Although the professional and social problems of loved ones are not life-and-death, they are still consequential. In a relationship, we should strive to give full weight to the normal daily struggles of our partner, even as we focus on our own medical challenges. When we have the stamina and cognitive focus, it’s beneficial for our well-being to provide support, wisdom, and expertise to others.

Avoiding Self-Imposed Constraints

Even with uncertainty and loss, we can do as much as we can, as long as we can. A progressive illness may eventually feel all-encompassing, but overemphasizing the advanced stages early in the disease only distracts us from activities we could be appreciating now. It’s natural to think about and plan for a diminished future, but not all the time and not with thoughts that accelerate our decline.

Drawing on Memory of Our Enduring Self

If we’re losing capabilities, we should be selective about how we revisit the past. It doesn’t help to contrast our present abilities with the abilities of a younger, healthier self. We should not focus on what we cannot do.

But it is helpful to identify what we’ve retained. We can use memory to emphasize the self that has brought us this far, the self that has been with us as long as we can remember, the self that has done good for people–and continues to do good.

Getting Through Difficult Times of the Day

Andrea Piacquadio/Pexels
Source: Andrea Piacquadio/Pexels

The time just after waking up can be troubling. Each time we emerge from sleep, we realize our new reality is illness. And physically, it may take a while for our body to acclimate to wakefulness.

After being absorbed in a movie or a book, leaving the story may shock our system or leave us bereft. When friends visit, it’s natural to feel let down when the visit is over.

We should give ourselves time to adjust. Even if our illness won’t go away, the acute feelings of personal loss will.

Approaching Life Incrementally

What we’re dealing with can feel overwhelming, but we can reduce the overwhelmingness by dividing our necessary tasks into smaller parts and focusing on manageable, achievable goals.

Although we need to consider long-term changes and challenges, not everything needs to be resolved all at once. The writer Anne Lamott recounted a story about her brother, who had put off a large school project on birds until the day before it was due. The advice of Lamott’s father was: take it “bird by bird.”

Documenting One’s Self

Monstera/Pexels
Source: Monstera/Pexels

Writing down our worries and questions confers some control and helps us decide what's important. We can also use what we've written as a guide for talking about health matters with family, friends, and caregivers.

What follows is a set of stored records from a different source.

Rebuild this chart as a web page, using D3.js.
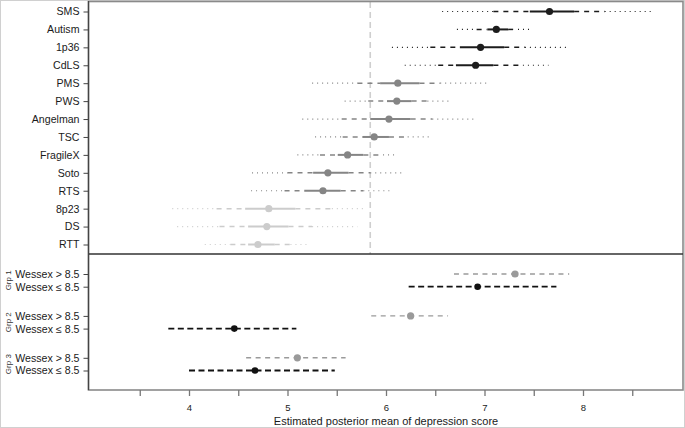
<!DOCTYPE html>
<html>
<head>
<meta charset="utf-8">
<script src="https://cdn.jsdelivr.net/npm/d3@7"></script>
<style>
  html, body { margin: 0; padding: 0; background: #fff; }
  svg { display: block; font-family: "Liberation Sans", Arial, Helvetica, sans-serif; }
</style>
</head>
<body>
<svg id="chart" width="685" height="428"></svg>
<script>
// ---------- data ----------
const conditions = ["SMS","Autism","1p36","CdLS","PMS","PWS","Angelman","TSC","FragileX","Soto","RTS","8p23","DS","RTT"];
const lo95  = [6.57, 6.72, 6.06, 6.19, 5.25, 5.58, 5.15, 5.28, 5.10, 4.64, 4.63, 3.83, 3.88, 4.16];
const lo80  = [7.09, 6.92, 6.45, 6.53, 5.71, 5.82, 5.55, 5.56, 5.33, 5.00, 4.97, 4.28, 4.31, 4.42];
const lo50  = [7.46, 7.03, 6.75, 6.71, 5.94, 6.01, 5.84, 5.76, 5.51, 5.26, 5.17, 4.57, 4.60, 4.60];
const means = [7.66, 7.12, 6.96, 6.91, 6.12, 6.11, 6.03, 5.88, 5.61, 5.41, 5.36, 4.81, 4.79, 4.70];
const hi50  = [7.91, 7.24, 7.20, 7.09, 6.34, 6.26, 6.25, 6.03, 5.77, 5.62, 5.54, 5.08, 5.01, 4.87];
const hi80  = [8.22, 7.34, 7.41, 7.39, 6.55, 6.42, 6.47, 6.22, 5.97, 5.84, 5.77, 5.45, 5.25, 5.03];
const hi95  = [8.70, 7.48, 7.86, 7.65, 7.04, 6.64, 6.92, 6.45, 6.12, 6.17, 6.07, 5.80, 5.71, 5.21];
const tier  = [0, 0, 0, 0, 1, 1, 1, 1, 1, 1, 1, 2, 2, 2];   // shade group
const overallMean = 5.84;

const groups = ["Grp 1","Grp 2","Grp 3"];
const wessex = ["Wessex > 8.5","Wessex \u2264 8.5"];
const grpLo   = [[6.69, 6.23], [5.85, 3.79], [4.58, 4.00]];
const grpMean = [[7.31, 6.93], [6.25, 4.46], [5.10, 4.67]];
const grpHi   = [[7.86, 7.73], [6.63, 5.09], [5.59, 5.48]];

const xTicks = [3.5, 4, 4.5, 5, 5.5, 6, 6.5, 7, 7.5, 8, 8.5];
const xTitle = "Estimated posterior mean of depression score";

// ---------- layout ----------
const svg = d3.select("#chart");
const L = 88.5, R = 683, T = 2, MID = 254, B = 390;
const tierColor = ["#1c1c1c", "#858585", "#cccccc"];
const subColor = ["#9a9a9a", "#111111"];

const x = d3.scaleLinear().domain([4, 8]).range([189, 583]);
const yTop = d3.scalePoint().domain(conditions).range([11.5, 244.5]);
const yBot = d3.scaleLinear().domain([0, 7.6]).range([274, 370.5]);
const grpStep = 3.3;

// outer image border
svg.append("rect").attr("x", 0.5).attr("y", 0.5).attr("width", 684).attr("height", 427)
  .attr("fill", "none").attr("stroke", "#d0d0d0").attr("stroke-width", 1);

// reference dashed line (top panel)
svg.append("line")
  .attr("x1", x(overallMean)).attr("x2", x(overallMean))
  .attr("y1", T).attr("y2", MID)
  .attr("stroke", "#cfcfcf").attr("stroke-width", 1.6).attr("stroke-dasharray", "6,4");

// ---------- top panel intervals ----------
const topG = svg.append("g");
conditions.forEach((c, i) => {
  const y = yTop(c);
  const col = tierColor[tier[i]];
  const segs = [
    [lo95[i], lo80[i], "1,4", 1.2],
    [lo80[i], lo50[i], "5,5", 1.5],
    [lo50[i], hi50[i], null, 2],
    [hi50[i], hi80[i], "5,5", 1.5],
    [hi80[i], hi95[i], "1,4", 1.2]
  ];
  segs.forEach(([a, b, dash, w]) => {
    const ln = topG.append("line")
      .attr("x1", x(a)).attr("x2", x(b)).attr("y1", y).attr("y2", y)
      .attr("stroke", col).attr("stroke-width", w);
    if (dash) ln.attr("stroke-dasharray", dash);
  });
  topG.append("circle").attr("cx", x(means[i])).attr("cy", y).attr("r", 3.6).attr("fill", col);
});

// ---------- bottom panel intervals ----------
const botG = svg.append("g");
groups.forEach((g, gi) => {
  wessex.forEach((w, si) => {
    const y = yBot(gi * grpStep + si);
    const col = subColor[si];
    botG.append("line")
      .attr("x1", x(grpLo[gi][si])).attr("x2", x(grpHi[gi][si]))
      .attr("y1", y).attr("y2", y)
      .attr("stroke", col).attr("stroke-width", si === 1 ? 1.8 : 1.4)
      .attr("stroke-dasharray", si === 1 ? "6,3.5" : "5,4.5");
    botG.append("circle").attr("cx", x(grpMean[gi][si])).attr("cy", y)
      .attr("r", si === 1 ? 3.3 : 3.6).attr("fill", col);
  });
});

// ---------- frame ----------
svg.append("rect").attr("x", L).attr("y", T - 0.5).attr("width", R - L).attr("height", B - T + 0.5)
  .attr("fill", "none").attr("stroke", "#8a8a8a").attr("stroke-width", 1.6);
svg.append("line").attr("x1", L).attr("x2", R).attr("y1", MID).attr("y2", MID)
  .attr("stroke", "#333").attr("stroke-width", 1.4);
svg.append("line").attr("x1", L).attr("x2", L).attr("y1", T - 1).attr("y2", B)
  .attr("stroke", "#444").attr("stroke-width", 1.3);

// ---------- axes ----------
const yAxisTop = svg.append("g").attr("transform", `translate(${L},0)`)
  .call(d3.axisLeft(yTop).tickSize(5).tickPadding(4));
const botPositions = [];
const botLabels = [];
groups.forEach((g, gi) => wessex.forEach((w, si) => { botPositions.push(gi * grpStep + si); botLabels.push(w); }));
const yAxisBot = svg.append("g").attr("transform", `translate(${L},0)`)
  .call(d3.axisLeft(yBot).tickValues(botPositions).tickFormat((d, i) => botLabels[i]).tickSize(5).tickPadding(4));
[yAxisTop, yAxisBot].forEach(ax => {
  ax.select(".domain").remove();
  ax.selectAll(".tick line").attr("stroke", "#444");
  ax.selectAll(".tick text").attr("fill", "#1a1a1a").style("font-size", "10.6px")
    .style("font-family", '"Liberation Sans", Arial, sans-serif');
});

const xAxis = svg.append("g").attr("transform", `translate(0,${B})`)
  .call(d3.axisBottom(x).tickValues(xTicks)
    .tickFormat(d => Number.isInteger(d) ? d3.format("d")(d) : "")
    .tickSize(6).tickPadding(8));
xAxis.select(".domain").remove();
xAxis.selectAll(".tick line").attr("stroke", "#777").attr("stroke-width", 1.3);
xAxis.selectAll(".tick text").attr("fill", "#222").style("font-size", "9.5px")
  .style("font-family", '"Liberation Sans", Arial, sans-serif');

// group labels (rotated)
groups.forEach((g, gi) => {
  const yc = yBot(gi * grpStep + 0.5);
  svg.append("text")
    .attr("transform", `translate(10.5,${yc}) rotate(-90)`)
    .attr("text-anchor", "middle")
    .attr("fill", "#333")
    .style("font-size", "8px")
    .text(g);
});

// x axis title
svg.append("text")
  .attr("x", x(6)).attr("y", 425)
  .attr("text-anchor", "middle")
  .attr("fill", "#1a1a1a")
  .style("font-size", "11px")
  .text(xTitle);
</script>
</body>
</html>
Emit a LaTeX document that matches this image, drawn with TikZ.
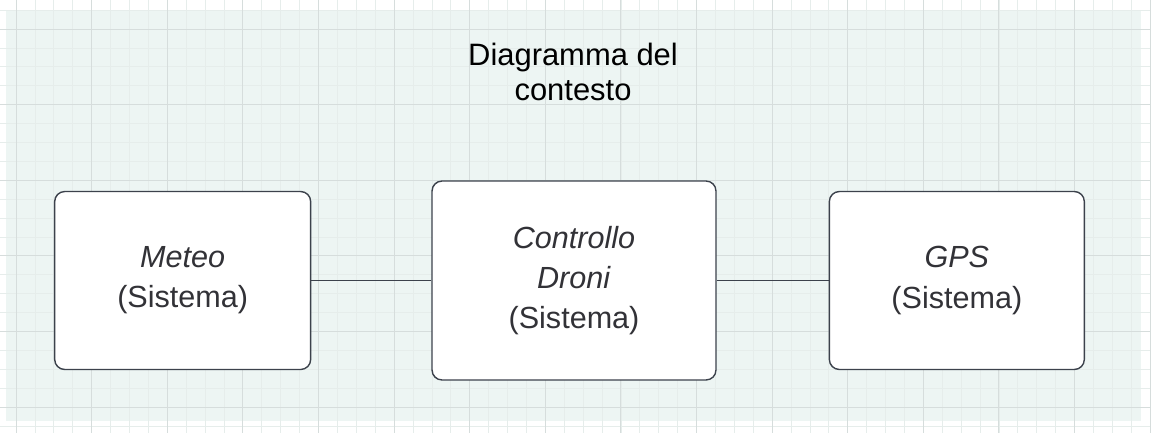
\documentclass[tikz,border=0pt]{standalone}
\usepackage{fontspec}
\setmainfont{Liberation Sans}
\usepackage{tikz}
\usetikzlibrary{positioning}
\definecolor{panelgreen}{RGB}{237,245,243}
\definecolor{minorgrid}{RGB}{230,237,235}
\definecolor{majorgrid}{RGB}{214,221,220}
\definecolor{boxline}{RGB}{60,66,76}
\definecolor{boxtext}{RGB}{50,50,55}
\tikzset{sys node/.style={rectangle,rounded corners=0.2cm,draw=boxline,fill=white,line width=0.8pt,text=boxtext,align=center,font=\fontsize{17.4}{22.8}\selectfont},}

\begin{document}
\begin{tikzpicture}[x=0.02cm, y=-0.02cm, node distance=2.4cm, semithick]
    \useasboundingbox (0,0) rectangle (1151,433);
    \fill[white] (0,0) rectangle (1151,433);
    \fill[panelgreen] (6,11) rectangle (1141,421);
    % grid
    \foreach \i in {-1,...,60}
        \draw[minorgrid, line width=0.35pt] ({16+18.9*\i},0) -- ({16+18.9*\i},433);
    \foreach \j in {-1,...,21}
        \draw[minorgrid, line width=0.35pt] (0,{29+18.9*\j}) -- (1151,{29+18.9*\j});
    \foreach \i in {0,...,15}
        \draw[majorgrid, line width=0.4pt] ({16+75.6*\i},0) -- ({16+75.6*\i},433);
    \foreach \j in {0,...,5}
        \draw[majorgrid, line width=0.4pt] (0,{29+75.6*\j}) -- (1151,{29+75.6*\j});

    \node[align=center, font=\fontsize{17.6}{20}\selectfont] (title) at (573,72) {Diagramma del\\contesto};

    \node[sys node, minimum width=5.68cm, minimum height=3.98cm] (droni) at (574,280.5) {\textit{Controllo}\\\textit{Droni}\\(Sistema)};
    \node[sys node, minimum width=5.12cm, minimum height=3.56cm] (meteo) [left = 2.40cm of droni] {\textit{Meteo}\\(Sistema)};
    \node[sys node, minimum width=5.10cm, minimum height=3.56cm] (gps) [right = 2.24cm of droni] {\textit{GPS}\\(Sistema)};

    \path[draw, boxline, line width=0.8pt]
    (meteo.east) edge [out=0, in=180] (droni.west)
    (droni.east) edge [out=0, in=180] (gps.west);
\end{tikzpicture}
\end{document}
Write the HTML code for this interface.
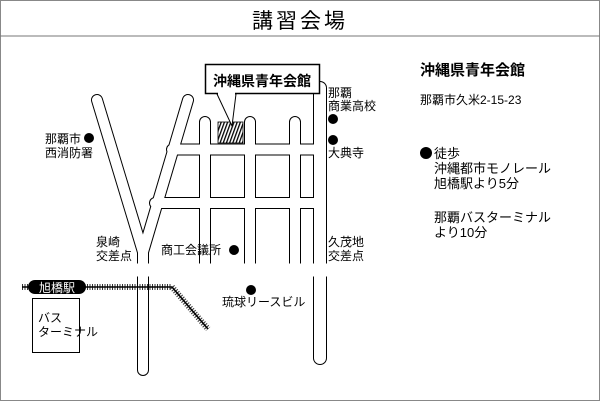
<!DOCTYPE html>
<html><head><meta charset="utf-8"><style>
body{margin:0;background:#fff}
svg{display:block}
text{font-family:"Liberation Sans","Noto Sans CJK JP",sans-serif;fill:#000}
</style></head><body>
<svg width="601" height="401" viewBox="0 0 601 401" xmlns="http://www.w3.org/2000/svg">
<defs>
<pattern id="h" width="3" height="3" patternUnits="userSpaceOnUse" patternTransform="rotate(20)">
<rect width="3" height="3" fill="#fff"/><rect width="1.3" height="3" fill="#000"/></pattern>
</defs>
<rect x="0.5" y="0.5" width="599" height="400" fill="#fff" stroke="#888"/>
<line x1="0" y1="36" x2="600" y2="36" stroke="#777" stroke-width="1"/>
<text x="300" y="28" font-size="21" text-anchor="middle" letter-spacing="3">講習会場</text>

<g fill="none" stroke-linecap="round" stroke-linejoin="round">
<g stroke="#000" stroke-width="12">
<path d="M97,100 L143,252 L143,370"/>
<path d="M188,100 L143,252"/>
<path d="M33,270 L353,270"/>
<path d="M172,149.5 L319,149.5"/>
<path d="M155,203 L319,203"/>
<path d="M205,122 V270 M250,122 V270 M295,122 V270"/>
<path d="M320,88 V358" stroke-width="14"/>
</g>
<g stroke="#fff" stroke-width="10">
<path d="M97,100 L143,252 L143,370"/>
<path d="M188,100 L143,252"/>
<path d="M33,270 L353,270" stroke-width="13"/>
<path d="M172,149.5 L319,149.5"/>
<path d="M155,203 L319,203"/>
<path d="M205,122 V270 M250,122 V270 M295,122 V270"/>
<path d="M320,88 V358" stroke-width="12"/>
</g>
</g>

<rect x="218" y="122" width="25" height="21" fill="url(#h)" stroke="#000" stroke-width="0.8"/>
<g stroke="#000">
<path d="M22,287 H172 L208,329" fill="none" stroke-width="1.5"/>
<path d="M22,287 H172 L208,329" fill="none" stroke-width="6" stroke-dasharray="1,1.5" opacity="0.8"/>
</g>
<rect x="28" y="280" width="58" height="14" rx="7" fill="#000"/>
<text x="57" y="292" font-size="12" text-anchor="middle" style="fill:#fff">旭橋駅</text>
<rect x="32.5" y="298.5" width="47" height="54" fill="#fff" stroke="#000"/>
<text x="38" y="322" font-size="12">バス</text>
<text x="38" y="336" font-size="12">ターミナル</text>

<path d="M217,94 L232,126 L236,94 Z" fill="#fff" stroke="#000"/>
<rect x="205.5" y="64.5" width="114" height="29" fill="#fff" stroke="#000" stroke-width="1.5"/>
<line x1="218" y1="93.5" x2="235" y2="93.5" stroke="#fff" stroke-width="2"/>
<text x="262" y="86" font-size="14" font-weight="bold" text-anchor="middle">沖縄県青年会館</text>

<g font-size="12">
<text x="45" y="143">那覇市</text><circle cx="89" cy="138" r="5"/>
<text x="45" y="157">西消防署</text>
<text x="96" y="246">泉崎</text><text x="96" y="260">交差点</text>
<text x="161" y="254">商工会議所</text><circle cx="234" cy="250" r="5"/>
<circle cx="251" cy="290" r="5"/><text x="222" y="306">琉球リースビル</text>
<text x="328" y="97">那覇</text><text x="328" y="110">商業高校</text>
<circle cx="333" cy="119" r="5"/><circle cx="333" cy="140" r="5"/>
<text x="328" y="157">大典寺</text>
<text x="328" y="246">久茂地</text><text x="328" y="260">交差点</text>
</g>
<text x="420" y="75" font-size="15" font-weight="bold">沖縄県青年会館</text>
<text x="420" y="104" font-size="12">那覇市久米2-15-23</text>
<circle cx="426" cy="153" r="6"/>
<g font-size="13">
<text x="434" y="158">徒歩</text>
<text x="434" y="173">沖縄都市モノレール</text>
<text x="434" y="188">旭橋駅より5分</text>
<text x="434" y="222">那覇バスターミナル</text>
<text x="434" y="237">より10分</text>
</g>
</svg>
</body></html>
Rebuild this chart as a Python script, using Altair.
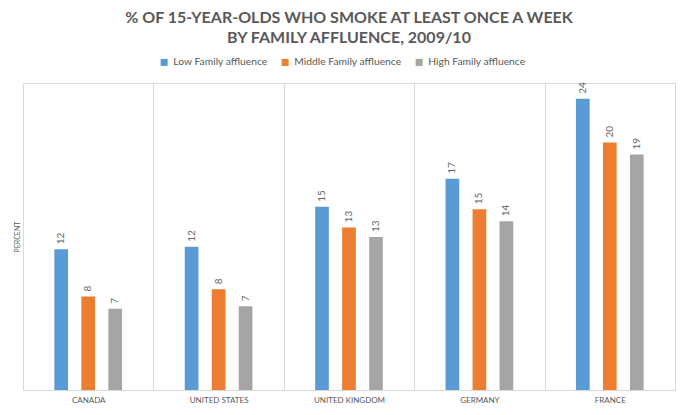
import altair as alt
import pandas as pd

countries = ["CANADA", "UNITED STATES", "UNITED KINGDOM", "GERMANY", "FRANCE"]
series = ["Low Family affluence", "Middle Family affluence", "High Family affluence"]
low = [11.6, 11.8, 15.1, 17.4, 24.0]
middle = [7.7, 8.3, 13.4, 14.9, 20.4]
high = [6.7, 6.9, 12.6, 13.9, 19.4]
colors = ["#5B9BD5", "#ED7D31", "#A5A5A5"]

rows = []
for i, c in enumerate(countries):
    for s, vals in zip(series, [low, middle, high]):
        rows.append({"country": c, "series": s, "value": vals[i]})
df = pd.DataFrame(rows)

FONT = "Lato"
TXT = "#595959"

base = alt.Chart(df).encode(
    x=alt.X(
        "country:N",
        sort=countries,
        scale=alt.Scale(paddingInner=0, paddingOuter=0),
        axis=alt.Axis(
            title=None,
            labelAngle=0,
            labelFontSize=8,
            labelColor=TXT,
            labelFont=FONT,
            labelPadding=6,
            ticks=False,
            domainColor="#D9D9D9",
            grid=True,
            gridColor="#D9D9D9",
            tickBand="extent",
        ),
    ),
    xOffset=alt.XOffset(
        "series:N", sort=series, scale=alt.Scale(paddingInner=0, paddingOuter=0.915)
    ),
    y=alt.Y(
        "value:Q",
        scale=alt.Scale(domain=[0, 25.3], nice=False, zero=True),
        axis=alt.Axis(
            title="PERCENT",
            labels=False,
            ticks=False,
            domain=False,
            grid=False,
            titleFontSize=7,
            titleFontWeight="normal",
            titleColor=TXT,
            titleFont=FONT,
            titlePadding=3,
        ),
    ),
)

bars = base.mark_bar(width=13.7).encode(
    color=alt.Color(
        "series:N",
        sort=series,
        scale=alt.Scale(domain=series, range=colors),
        legend=alt.Legend(
            title=None,
            orient="none",
            direction="horizontal",
            legendX=136,
            legendY=-26,
            symbolType="square",
            symbolSize=49,
            symbolStrokeWidth=0,
            labelFontSize=10.3,
            labelFont=FONT,
            labelColor=TXT,
            labelOffset=4,
            columnPadding=12,
            padding=0,
        ),
    )
)

labels = base.mark_text(
    angle=270, align="left", baseline="middle", dx=5, fontSize=10, color="#666666", font=FONT
).encode(text=alt.Text("value:Q", format=".0f"))

chart = (
    alt.layer(bars, labels)
    .properties(
        width=652,
        height=307,
        title=alt.TitleParams(
            text=["% OF 15-YEAR-OLDS WHO SMOKE AT LEAST ONCE A WEEK", "BY FAMILY AFFLUENCE, 2009/10"],
            fontSize=16,
            fontWeight="bold",
            color=TXT,
            font=FONT,
            anchor="middle",
            lineHeight=20,
            offset=11,
        ),
        autosize=alt.AutoSizeParams(type="none"),
        padding={"left": 15, "top": 75, "right": 6, "bottom": 17},
    )
    .configure_view(stroke=None)
    .configure(background="white")
)

chart.save("out.html", embed_options={"renderer": "svg", "actions": False})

We can give interviews about our life to children or siblings. Such interviews may recount activities during healthy times while also validating our life beyond the current declining conditions. Our loved ones will want to know, but telling ourselves is also beneficial.

Asking for Help

No one expects serious illness. We expect autonomy. With illness, we need to shift our expectations and learn to ask for help in specific ways. With many illnesses, the routine activities of life become ever more difficult or even impossible. We need to learn our new limits and ask others for assistance with what we cannot do. We deserve the best quality of life possible, reaching out for help when needed.

Redefining Self

It takes time to change central concepts that define the self. The concept of living as a healthy, autonomous person needs to be rewritten into living as a person who needs medical attention and help. With chronic illness, we are writing our next chapter, paragraph by paragraph, page by page. We must not focus on our previous chapter and what we cannot do. Even though we have many practical matters to take care of, time spent adapting our self-concepts allows us to engage with these matters more realistically and successfully.

Closing Words

Charles Darwin said that a person who dares to waste one hour of time has not discovered the value of life. That applies to everyone, but it’s most urgent for those with chronic illness. The challenge is finding and engaging in those activities that give us the most meaning and joy.